RECORDED INFORMATION
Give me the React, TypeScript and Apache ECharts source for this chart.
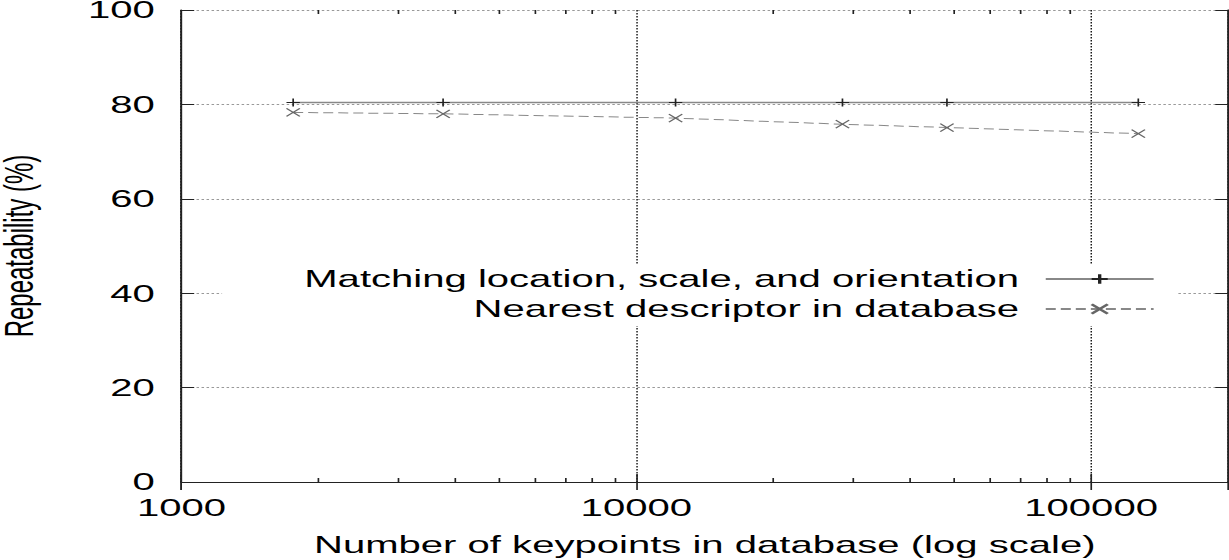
import React, { useEffect, useRef } from 'react';
import * as echarts from 'echarts';

// ---- data ----
const keypoints = [1760, 3760, 12200, 28400, 48200, 127000];
const matchingValues = [80.4, 80.4, 80.4, 80.4, 80.4, 80.4];
const nearestValues = [78.3, 78.0, 77.1, 75.8, 75.1, 73.8];
const xTickLabels = [1000, 10000, 100000];
const xMinorTicks = [
  2000, 3000, 4000, 5000, 6000, 7000, 8000, 9000,
  20000, 30000, 40000, 50000, 60000, 70000, 80000, 90000,
];
const seriesNames = ['Matching location, scale, and orientation', 'Nearest descriptor in database'];
const xAxisTitle = 'Number of keypoints in database (log scale)';
const yAxisTitle = 'Repeatability (%)';
const X_MIN = 1000;
const X_MAX = 200000;
const Y_MIN = 0;
const Y_MAX = 100;
const Y_STEP = 20;

// ---- layout ----
const PAGE_W = 1229;
const PAGE_H = 560;
const W = 736; // unscaled chart width
const SX = PAGE_W / W; // horizontal stretch of the reference figure
const FONT = '"Liberation Sans", Arial, Helvetica, sans-serif';

const PLUS = 'path://M5,0L5,10M0,5L10,5';
const CROSS = 'path://M0,0L10,10M10,0L0,10';

function fmtX(v: number) {
  const t = xTickLabels.find((tv) => Math.abs(tv - v) / tv < 1e-6);
  return t !== undefined ? String(t) : '';
}

const axisLineStyle = { color: '#222', width: 1.2 };

const option: any = {
  animation: false,
  backgroundColor: '#fff',
  textStyle: { fontFamily: FONT, color: '#000' },
  grid: {
    left: 181.5 / SX,
    right: W - 1228 / SX,
    top: 10,
    bottom: 78,
    containLabel: false,
    outerBoundsMode: 'none',
  },
  xAxis: [
    {
      type: 'log',
      logBase: 10,
      min: X_MIN,
      max: X_MAX,
      position: 'bottom',
      name: xAxisTitle,
      nameLocation: 'middle',
      nameGap: 51,
      nameTextStyle: { fontSize: 24, color: '#000', fontFamily: FONT },
      axisLine: { show: true, lineStyle: axisLineStyle },
      axisTick: { show: true, inside: true, length: 8, lineStyle: { color: '#222', width: 1 } },
      axisLabel: {
        show: true,
        margin: 14,
        fontSize: 24,
        color: '#000',
        fontFamily: FONT,
        formatter: fmtX,
        showMinLabel: true,
        showMaxLabel: false,
        hideOverlap: false,
      },
      splitLine: { show: true, lineStyle: { color: '#000', type: [1.5, 1.5], width: 0.8 } },
      minorTick: { show: false },
      minorSplitLine: { show: false },
    },
    {
      type: 'log',
      logBase: 10,
      min: X_MIN,
      max: X_MAX,
      position: 'top',
      axisLine: { show: true, lineStyle: axisLineStyle },
      axisTick: { show: true, inside: true, length: 8, lineStyle: { color: '#222', width: 1 } },
      axisLabel: { show: false },
      splitLine: { show: false },
    },
  ],
  yAxis: [
    {
      type: 'value',
      min: Y_MIN,
      max: Y_MAX,
      interval: Y_STEP,
      position: 'left',
      name: yAxisTitle,
      nameLocation: 'middle',
      nameRotate: 90,
      nameGap: 86,
      nameTextStyle: { fontSize: 24, lineHeight: 22, color: '#000', fontFamily: FONT },
      axisLine: { show: true, lineStyle: axisLineStyle },
      axisTick: { show: true, inside: true, length: 7.6, lineStyle: { color: '#222', width: 1 } },
      axisLabel: { show: true, margin: 16, fontSize: 24, lineHeight: 19, color: '#000', fontFamily: FONT },
      splitLine: { show: true, lineStyle: { color: '#999', type: [1.5, 1.5], width: 1 } },
    },
    {
      type: 'value',
      min: Y_MIN,
      max: Y_MAX,
      interval: Y_STEP,
      position: 'right',
      axisLine: { show: true, lineStyle: axisLineStyle },
      axisTick: { show: true, inside: true, length: 7.6, lineStyle: { color: '#222', width: 1 } },
      axisLabel: { show: false },
      splitLine: { show: false },
    },
  ],
  legend: {
    data: seriesNames,
    orient: 'vertical',
    align: 'right',
    right: W - 1177 / SX,
    top: 265,
    padding: [2, 13, 5, 49],
    itemWidth: 64.6,
    itemHeight: 12,
    itemGap: 6,
    backgroundColor: '#fff',
    selectedMode: false,
    textStyle: { fontSize: 24, color: '#000', fontFamily: FONT, padding: [0, 11, 0, 0] },
    z: 10,
  },
  series: [
    {
      type: 'custom',
      name: 'minor-ticks',
      silent: true,
      clip: false,
      z: 1,
      data: xMinorTicks.map((v) => [v, Y_MIN]),
      encode: { x: 0, y: 1 },
      renderItem: (params: any, api: any) => {
        const v = api.value(0);
        const b = api.coord([v, Y_MIN]);
        const t = api.coord([v, Y_MAX]);
        const st = { stroke: '#222', lineWidth: 1 };
        return {
          type: 'group',
          children: [
            { type: 'line', shape: { x1: b[0], y1: b[1], x2: b[0], y2: b[1] - 4 }, style: st },
            { type: 'line', shape: { x1: t[0], y1: t[1], x2: t[0], y2: t[1] + 4 }, style: st },
          ],
        };
      },
    },
    {
      name: seriesNames[0],
      type: 'line',
      data: keypoints.map((k, i) => [k, matchingValues[i]]),
      symbol: PLUS,
      symbolSize: 8,
      showSymbol: true,
      lineStyle: { color: '#888', width: 1.5, type: 'solid' },
      itemStyle: { color: '#222', borderColor: '#222', borderWidth: 1 },
      z: 3,
    },
    {
      name: seriesNames[1],
      type: 'line',
      data: keypoints.map((k, i) => [k, nearestValues[i]]),
      symbol: CROSS,
      symbolSize: 8,
      showSymbol: true,
      lineStyle: { color: '#888', width: 1, type: [6, 3] },
      itemStyle: { color: '#666', borderColor: '#666', borderWidth: 1 },
      z: 3,
    },
  ],
};

export default function App() {
  const ref = useRef<HTMLDivElement>(null);
  useEffect(() => {
    if (!ref.current) return;
    const chart = echarts.init(ref.current, undefined, { renderer: 'svg' });
    chart.setOption(option);
    return () => chart.dispose();
  }, []);
  return (
    <div
      style={{
        position: 'absolute',
        left: 0,
        top: 0,
        width: PAGE_W,
        height: PAGE_H,
        overflow: 'hidden',
        background: '#fff',
      }}
    >
      <div
        ref={ref}
        style={{ width: W, height: PAGE_H, transform: `scaleX(${SX})`, transformOrigin: '0 0' }}
      />
    </div>
  );
}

EXERCISE REQUIREMENTS
Copy the material exactly. Do not include the pictures.

EXERCISE ANSWER
Give me the React, TypeScript and Apache ECharts source for this chart.
import React, { useEffect, useRef } from 'react';
import * as echarts from 'echarts';

// ---- data ----
const keypoints = [1760, 3760, 12200, 28400, 48200, 127000];
const matchingValues = [80.4, 80.4, 80.4, 80.4, 80.4, 80.4];
const nearestValues = [78.3, 78.0, 77.1, 75.8, 75.1, 73.8];
const xTickLabels = [1000, 10000, 100000];
const xMinorTicks = [
  2000, 3000, 4000, 5000, 6000, 7000, 8000, 9000,
  20000, 30000, 40000, 50000, 60000, 70000, 80000, 90000,
];
const seriesNames = ['Matching location, scale, and orientation', 'Nearest descriptor in database'];
const xAxisTitle = 'Number of keypoints in database (log scale)';
const yAxisTitle = 'Repeatability (%)';
const X_MIN = 1000;
const X_MAX = 200000;
const Y_MIN = 0;
const Y_MAX = 100;
const Y_STEP = 20;

// ---- layout ----
const PAGE_W = 1229;
const PAGE_H = 560;
const W = 736; // unscaled chart width
const SX = PAGE_W / W; // horizontal stretch of the reference figure
const FONT = '"Liberation Sans", Arial, Helvetica, sans-serif';

const PLUS = 'path://M5,0L5,10M0,5L10,5';
const CROSS = 'path://M0,0L10,10M10,0L0,10';

function fmtX(v: number) {
  const t = xTickLabels.find((tv) => Math.abs(tv - v) / tv < 1e-6);
  return t !== undefined ? String(t) : '';
}

const axisLineStyle = { color: '#222', width: 1.2 };

const option: any = {
  animation: false,
  backgroundColor: '#fff',
  textStyle: { fontFamily: FONT, color: '#000' },
  grid: {
    left: 181.5 / SX,
    right: W - 1228 / SX,
    top: 10,
    bottom: 78,
    containLabel: false,
    outerBoundsMode: 'none',
  },
  xAxis: [
    {
      type: 'log',
      logBase: 10,
      min: X_MIN,
      max: X_MAX,
      position: 'bottom',
      name: xAxisTitle,
      nameLocation: 'middle',
      nameGap: 51,
      nameTextStyle: { fontSize: 24, color: '#000', fontFamily: FONT },
      axisLine: { show: true, lineStyle: axisLineStyle },
      axisTick: { show: true, inside: true, length: 8, lineStyle: { color: '#222', width: 1 } },
      axisLabel: {
        show: true,
        margin: 14,
        fontSize: 24,
        color: '#000',
        fontFamily: FONT,
        formatter: fmtX,
        showMinLabel: true,
        showMaxLabel: false,
        hideOverlap: false,
      },
      splitLine: { show: true, lineStyle: { color: '#000', type: [1.5, 1.5], width: 0.8 } },
      minorTick: { show: false },
      minorSplitLine: { show: false },
    },
    {
      type: 'log',
      logBase: 10,
      min: X_MIN,
      max: X_MAX,
      position: 'top',
      axisLine: { show: true, lineStyle: axisLineStyle },
      axisTick: { show: true, inside: true, length: 8, lineStyle: { color: '#222', width: 1 } },
      axisLabel: { show: false },
      splitLine: { show: false },
    },
  ],
  yAxis: [
    {
      type: 'value',
      min: Y_MIN,
      max: Y_MAX,
      interval: Y_STEP,
      position: 'left',
      name: yAxisTitle,
      nameLocation: 'middle',
      nameRotate: 90,
      nameGap: 86,
      nameTextStyle: { fontSize: 24, lineHeight: 22, color: '#000', fontFamily: FONT },
      axisLine: { show: true, lineStyle: axisLineStyle },
      axisTick: { show: true, inside: true, length: 7.6, lineStyle: { color: '#222', width: 1 } },
      axisLabel: { show: true, margin: 16, fontSize: 24, lineHeight: 19, color: '#000', fontFamily: FONT },
      splitLine: { show: true, lineStyle: { color: '#999', type: [1.5, 1.5], width: 1 } },
    },
    {
      type: 'value',
      min: Y_MIN,
      max: Y_MAX,
      interval: Y_STEP,
      position: 'right',
      axisLine: { show: true, lineStyle: axisLineStyle },
      axisTick: { show: true, inside: true, length: 7.6, lineStyle: { color: '#222', width: 1 } },
      axisLabel: { show: false },
      splitLine: { show: false },
    },
  ],
  legend: {
    data: seriesNames,
    orient: 'vertical',
    align: 'right',
    right: W - 1177 / SX,
    top: 265,
    padding: [2, 13, 5, 49],
    itemWidth: 64.6,
    itemHeight: 12,
    itemGap: 6,
    backgroundColor: '#fff',
    selectedMode: false,
    textStyle: { fontSize: 24, color: '#000', fontFamily: FONT, padding: [0, 11, 0, 0] },
    z: 10,
  },
  series: [
    {
      type: 'custom',
      name: 'minor-ticks',
      silent: true,
      clip: false,
      z: 1,
      data: xMinorTicks.map((v) => [v, Y_MIN]),
      encode: { x: 0, y: 1 },
      renderItem: (params: any, api: any) => {
        const v = api.value(0);
        const b = api.coord([v, Y_MIN]);
        const t = api.coord([v, Y_MAX]);
        const st = { stroke: '#222', lineWidth: 1 };
        return {
          type: 'group',
          children: [
            { type: 'line', shape: { x1: b[0], y1: b[1], x2: b[0], y2: b[1] - 4 }, style: st },
            { type: 'line', shape: { x1: t[0], y1: t[1], x2: t[0], y2: t[1] + 4 }, style: st },
          ],
        };
      },
    },
    {
      name: seriesNames[0],
      type: 'line',
      data: keypoints.map((k, i) => [k, matchingValues[i]]),
      symbol: PLUS,
      symbolSize: 8,
      showSymbol: true,
      lineStyle: { color: '#888', width: 1.5, type: 'solid' },
      itemStyle: { color: '#222', borderColor: '#222', borderWidth: 1 },
      z: 3,
    },
    {
      name: seriesNames[1],
      type: 'line',
      data: keypoints.map((k, i) => [k, nearestValues[i]]),
      symbol: CROSS,
      symbolSize: 8,
      showSymbol: true,
      lineStyle: { color: '#888', width: 1, type: [6, 3] },
      itemStyle: { color: '#666', borderColor: '#666', borderWidth: 1 },
      z: 3,
    },
  ],
};

export default function App() {
  const ref = useRef<HTMLDivElement>(null);
  useEffect(() => {
    if (!ref.current) return;
    const chart = echarts.init(ref.current, undefined, { renderer: 'svg' });
    chart.setOption(option);
    return () => chart.dispose();
  }, []);
  return (
    <div
      style={{
        position: 'absolute',
        left: 0,
        top: 0,
        width: PAGE_W,
        height: PAGE_H,
        overflow: 'hidden',
        background: '#fff',
      }}
    >
      <div
        ref={ref}
        style={{ width: W, height: PAGE_H, transform: `scaleX(${SX})`, transformOrigin: '0 0' }}
      />
    </div>
  );
}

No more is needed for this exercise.